Task goal>
Write out the listing below without alteration, omitting its pictures.

Data extract>
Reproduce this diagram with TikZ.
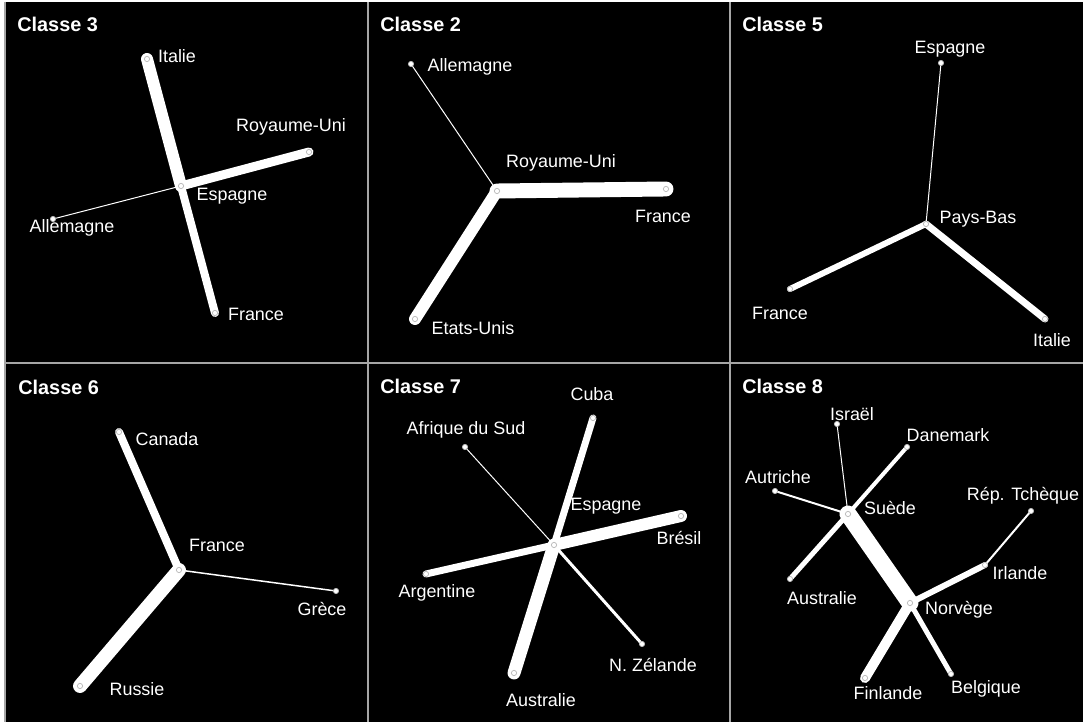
\documentclass[tikz,border=0pt]{standalone}
\usepackage{fontspec}
\setmainfont{Liberation Sans}
\usetikzlibrary{backgrounds}

\begin{document}
\begin{tikzpicture}[x=0.02cm, y=-0.02cm,
  pt/.style={circle, fill=white, draw=gray!55, line width=0.4pt,
             minimum size=3pt, inner sep=0pt},
  lab/.style={text=white, inner sep=0pt,
              font=\fontsize{10.2}{12}\selectfont},
  classe/.style={text=white, anchor=west, inner sep=0pt,
                 font=\fontsize{11.3}{13}\selectfont\bfseries},
  lw/.style={white, line cap=round, line width=#1*0.567pt}]
\useasboundingbox (0,0) rectangle (1083,722);

% Classe 3
\node[classe] (t3) at (17,24) {Classe 3};
\node[pt] (c3es) at (181,186) {};
\node[pt] (c3it) at (147,59) {};
\node[pt] (c3ru) at (309,152) {};
\node[pt] (c3fr) at (215,313) {};
\node[pt] (c3al) at (53,219) {};
\node[lab] (c3es-l) at (232,196) {Espagne};
\node[lab] (c3it-l) at (177,56) {Italie};
\node[lab] (c3ru-l) at (291,127) {Royaume-Uni};
\node[lab] (c3fr-l) at (256,314) {France};
\node[lab] (c3al-l) at (72,228) {Allemagne};

% Classe 2
\node[classe] (t2) at (380,24) {Classe 2};
\node[pt] (c2ru) at (497,191) {};
\node[pt] (c2al) at (411,64) {};
\node[pt] (c2fr) at (666,189) {};
\node[pt] (c2eu) at (415,319) {};
\node[lab] (c2ru-l) at (561,163) {Royaume-Uni};
\node[lab] (c2al-l) at (470,67) {Allemagne};
\node[lab] (c2fr-l) at (663,216) {France};
\node[lab] (c2eu-l) at (473,328) {Etats-Unis};

% Classe 5
\node[classe] (t5) at (742,24) {Classe 5};
\node[pt] (c5pb) at (926,224) {};
\node[pt] (c5es) at (941,63) {};
\node[pt] (c5fr) at (790,289) {};
\node[pt] (c5it) at (1045,319) {};
\node[lab] (c5pb-l) at (978,219) {Pays-Bas};
\node[lab] (c5es-l) at (950,49) {Espagne};
\node[lab] (c5fr-l) at (780,313) {France};
\node[lab] (c5it-l) at (1052,340) {Italie};

% Classe 6
\node[classe] (t6) at (18,387) {Classe 6};
\node[pt] (c6fr) at (179,570) {};
\node[pt] (c6ca) at (119,432) {};
\node[pt] (c6gr) at (336,591) {};
\node[pt] (c6ru) at (80,686) {};
\node[lab] (c6fr-l) at (217,545) {France};
\node[lab] (c6ca-l) at (167,439) {Canada};
\node[lab] (c6gr-l) at (322,609) {Grèce};
\node[lab] (c6ru-l) at (137,689) {Russie};

% Classe 7
\node[classe] (t7) at (380,386) {Classe 7};
\node[pt] (c7es) at (554,545) {};
\node[pt] (c7cu) at (593,418) {};
\node[pt] (c7as) at (465,447) {};
\node[pt] (c7br) at (681,516) {};
\node[pt] (c7ar) at (426,574) {};
\node[pt] (c7nz) at (642,644) {};
\node[pt] (c7au) at (514,673) {};
\node[lab] (c7es-l) at (606,506) {Espagne};
\node[lab] (c7cu-l) at (592,394) {Cuba};
\node[lab] (c7as-l) at (466,430) {Afrique du Sud};
\node[lab] (c7br-l) at (679,538) {Brésil};
\node[lab] (c7ar-l) at (437,593) {Argentine};
\node[lab] (c7nz-l) at (653,665) {N. Zélande};
\node[lab] (c7au-l) at (541,700) {Australie};

% Classe 8
\node[classe] (t8) at (742,386) {Classe 8};
\node[pt] (c8su) at (848,514) {};
\node[pt] (c8no) at (910,603) {};
\node[pt] (c8is) at (837,424) {};
\node[pt] (c8da) at (907,447) {};
\node[pt] (c8at) at (775,491) {};
\node[pt] (c8au) at (790,579) {};
\node[pt] (c8rt) at (1031,511) {};
\node[pt] (c8ir) at (985,565) {};
\node[pt] (c8fi) at (865,678) {};
\node[pt] (c8be) at (951,674) {};
\node[lab] (c8su-l) at (890,508) {Suède};
\node[lab] (c8no-l) at (959,610) {Norvège};
\node[lab] (c8is-l) at (852,414) {Israël};
\node[lab] (c8da-l) at (948,435) {Danemark};
\node[lab] (c8at-l) at (778,477) {Autriche};
\node[lab] (c8au-l) at (822,598) {Australie};
\node[lab] (c8rt-l) at (1023,496) {Rép. Tchèque};
\node[lab] (c8ir-l) at (1020,573) {Irlande};
\node[lab] (c8fi-l) at (888,693) {Finlande};
\node[lab] (c8be-l) at (986,689) {Belgique};

\begin{scope}[on background layer]
\fill[black] (5,2) rectangle (1083,722);
\foreach \x in {368,730}
  \draw[gray!70, line width=0.6pt] (\x,2) -- (\x,722);
\draw[gray!70, line width=0.6pt] (5,363) -- (1083,363);
\draw[gray!70, line width=0.6pt] (5,2) -- (5,722);
% edges
\draw[lw=12] (c3es.center) -- (c3it.center);
\draw[lw=9] (c3es.center) -- (c3ru.center);
\draw[lw=8] (c3es.center) -- (c3fr.center);
\draw[lw=1] (c3es.center) -- (c3al.center);
\draw[lw=15] (c2ru.center) -- (c2fr.center);
\draw[lw=12] (c2ru.center) -- (c2eu.center);
\draw[lw=1] (c2ru.center) -- (c2al.center);
\draw[lw=6] (c5pb.center) -- (c5fr.center);
\draw[lw=7] (c5pb.center) -- (c5it.center);
\draw[lw=1] (c5pb.center) -- (c5es.center);
\draw[lw=8] (c6fr.center) -- (c6ca.center);
\draw[lw=14] (c6fr.center) -- (c6ru.center);
\draw[lw=1.5] (c6fr.center) -- (c6gr.center);
\draw[lw=7] (c7es.center) -- (c7cu.center);
\draw[lw=12] (c7es.center) -- (c7br.center);
\draw[lw=7] (c7es.center) -- (c7ar.center);
\draw[lw=13] (c7es.center) -- (c7au.center);
\draw[lw=1] (c7es.center) -- (c7as.center);
\draw[lw=3] (c7es.center) -- (c7nz.center);
\draw[lw=17] (c8su.center) -- (c8no.center);
\draw[lw=1] (c8su.center) -- (c8is.center);
\draw[lw=4] (c8su.center) -- (c8da.center);
\draw[lw=2] (c8su.center) -- (c8at.center);
\draw[lw=5] (c8su.center) -- (c8au.center);
\draw[lw=6] (c8no.center) -- (c8ir.center);
\draw[lw=2] (c8ir.center) -- (c8rt.center);
\draw[lw=10] (c8no.center) -- (c8fi.center);
\draw[lw=5] (c8no.center) -- (c8be.center);
\end{scope}
\end{tikzpicture}
\end{document}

Response to the task>
Reproduce this diagram with TikZ.
\documentclass[tikz,border=0pt]{standalone}
\usepackage{fontspec}
\setmainfont{Liberation Sans}
\usetikzlibrary{backgrounds}

\begin{document}
\begin{tikzpicture}[x=0.02cm, y=-0.02cm,
  pt/.style={circle, fill=white, draw=gray!55, line width=0.4pt,
             minimum size=3pt, inner sep=0pt},
  lab/.style={text=white, inner sep=0pt,
              font=\fontsize{10.2}{12}\selectfont},
  classe/.style={text=white, anchor=west, inner sep=0pt,
                 font=\fontsize{11.3}{13}\selectfont\bfseries},
  lw/.style={white, line cap=round, line width=#1*0.567pt}]
\useasboundingbox (0,0) rectangle (1083,722);

% Classe 3
\node[classe] (t3) at (17,24) {Classe 3};
\node[pt] (c3es) at (181,186) {};
\node[pt] (c3it) at (147,59) {};
\node[pt] (c3ru) at (309,152) {};
\node[pt] (c3fr) at (215,313) {};
\node[pt] (c3al) at (53,219) {};
\node[lab] (c3es-l) at (232,196) {Espagne};
\node[lab] (c3it-l) at (177,56) {Italie};
\node[lab] (c3ru-l) at (291,127) {Royaume-Uni};
\node[lab] (c3fr-l) at (256,314) {France};
\node[lab] (c3al-l) at (72,228) {Allemagne};

% Classe 2
\node[classe] (t2) at (380,24) {Classe 2};
\node[pt] (c2ru) at (497,191) {};
\node[pt] (c2al) at (411,64) {};
\node[pt] (c2fr) at (666,189) {};
\node[pt] (c2eu) at (415,319) {};
\node[lab] (c2ru-l) at (561,163) {Royaume-Uni};
\node[lab] (c2al-l) at (470,67) {Allemagne};
\node[lab] (c2fr-l) at (663,216) {France};
\node[lab] (c2eu-l) at (473,328) {Etats-Unis};

% Classe 5
\node[classe] (t5) at (742,24) {Classe 5};
\node[pt] (c5pb) at (926,224) {};
\node[pt] (c5es) at (941,63) {};
\node[pt] (c5fr) at (790,289) {};
\node[pt] (c5it) at (1045,319) {};
\node[lab] (c5pb-l) at (978,219) {Pays-Bas};
\node[lab] (c5es-l) at (950,49) {Espagne};
\node[lab] (c5fr-l) at (780,313) {France};
\node[lab] (c5it-l) at (1052,340) {Italie};

% Classe 6
\node[classe] (t6) at (18,387) {Classe 6};
\node[pt] (c6fr) at (179,570) {};
\node[pt] (c6ca) at (119,432) {};
\node[pt] (c6gr) at (336,591) {};
\node[pt] (c6ru) at (80,686) {};
\node[lab] (c6fr-l) at (217,545) {France};
\node[lab] (c6ca-l) at (167,439) {Canada};
\node[lab] (c6gr-l) at (322,609) {Grèce};
\node[lab] (c6ru-l) at (137,689) {Russie};

% Classe 7
\node[classe] (t7) at (380,386) {Classe 7};
\node[pt] (c7es) at (554,545) {};
\node[pt] (c7cu) at (593,418) {};
\node[pt] (c7as) at (465,447) {};
\node[pt] (c7br) at (681,516) {};
\node[pt] (c7ar) at (426,574) {};
\node[pt] (c7nz) at (642,644) {};
\node[pt] (c7au) at (514,673) {};
\node[lab] (c7es-l) at (606,506) {Espagne};
\node[lab] (c7cu-l) at (592,394) {Cuba};
\node[lab] (c7as-l) at (466,430) {Afrique du Sud};
\node[lab] (c7br-l) at (679,538) {Brésil};
\node[lab] (c7ar-l) at (437,593) {Argentine};
\node[lab] (c7nz-l) at (653,665) {N. Zélande};
\node[lab] (c7au-l) at (541,700) {Australie};

% Classe 8
\node[classe] (t8) at (742,386) {Classe 8};
\node[pt] (c8su) at (848,514) {};
\node[pt] (c8no) at (910,603) {};
\node[pt] (c8is) at (837,424) {};
\node[pt] (c8da) at (907,447) {};
\node[pt] (c8at) at (775,491) {};
\node[pt] (c8au) at (790,579) {};
\node[pt] (c8rt) at (1031,511) {};
\node[pt] (c8ir) at (985,565) {};
\node[pt] (c8fi) at (865,678) {};
\node[pt] (c8be) at (951,674) {};
\node[lab] (c8su-l) at (890,508) {Suède};
\node[lab] (c8no-l) at (959,610) {Norvège};
\node[lab] (c8is-l) at (852,414) {Israël};
\node[lab] (c8da-l) at (948,435) {Danemark};
\node[lab] (c8at-l) at (778,477) {Autriche};
\node[lab] (c8au-l) at (822,598) {Australie};
\node[lab] (c8rt-l) at (1023,496) {Rép. Tchèque};
\node[lab] (c8ir-l) at (1020,573) {Irlande};
\node[lab] (c8fi-l) at (888,693) {Finlande};
\node[lab] (c8be-l) at (986,689) {Belgique};

\begin{scope}[on background layer]
\fill[black] (5,2) rectangle (1083,722);
\foreach \x in {368,730}
  \draw[gray!70, line width=0.6pt] (\x,2) -- (\x,722);
\draw[gray!70, line width=0.6pt] (5,363) -- (1083,363);
\draw[gray!70, line width=0.6pt] (5,2) -- (5,722);
% edges
\draw[lw=12] (c3es.center) -- (c3it.center);
\draw[lw=9] (c3es.center) -- (c3ru.center);
\draw[lw=8] (c3es.center) -- (c3fr.center);
\draw[lw=1] (c3es.center) -- (c3al.center);
\draw[lw=15] (c2ru.center) -- (c2fr.center);
\draw[lw=12] (c2ru.center) -- (c2eu.center);
\draw[lw=1] (c2ru.center) -- (c2al.center);
\draw[lw=6] (c5pb.center) -- (c5fr.center);
\draw[lw=7] (c5pb.center) -- (c5it.center);
\draw[lw=1] (c5pb.center) -- (c5es.center);
\draw[lw=8] (c6fr.center) -- (c6ca.center);
\draw[lw=14] (c6fr.center) -- (c6ru.center);
\draw[lw=1.5] (c6fr.center) -- (c6gr.center);
\draw[lw=7] (c7es.center) -- (c7cu.center);
\draw[lw=12] (c7es.center) -- (c7br.center);
\draw[lw=7] (c7es.center) -- (c7ar.center);
\draw[lw=13] (c7es.center) -- (c7au.center);
\draw[lw=1] (c7es.center) -- (c7as.center);
\draw[lw=3] (c7es.center) -- (c7nz.center);
\draw[lw=17] (c8su.center) -- (c8no.center);
\draw[lw=1] (c8su.center) -- (c8is.center);
\draw[lw=4] (c8su.center) -- (c8da.center);
\draw[lw=2] (c8su.center) -- (c8at.center);
\draw[lw=5] (c8su.center) -- (c8au.center);
\draw[lw=6] (c8no.center) -- (c8ir.center);
\draw[lw=2] (c8ir.center) -- (c8rt.center);
\draw[lw=10] (c8no.center) -- (c8fi.center);
\draw[lw=5] (c8no.center) -- (c8be.center);
\end{scope}
\end{tikzpicture}
\end{document}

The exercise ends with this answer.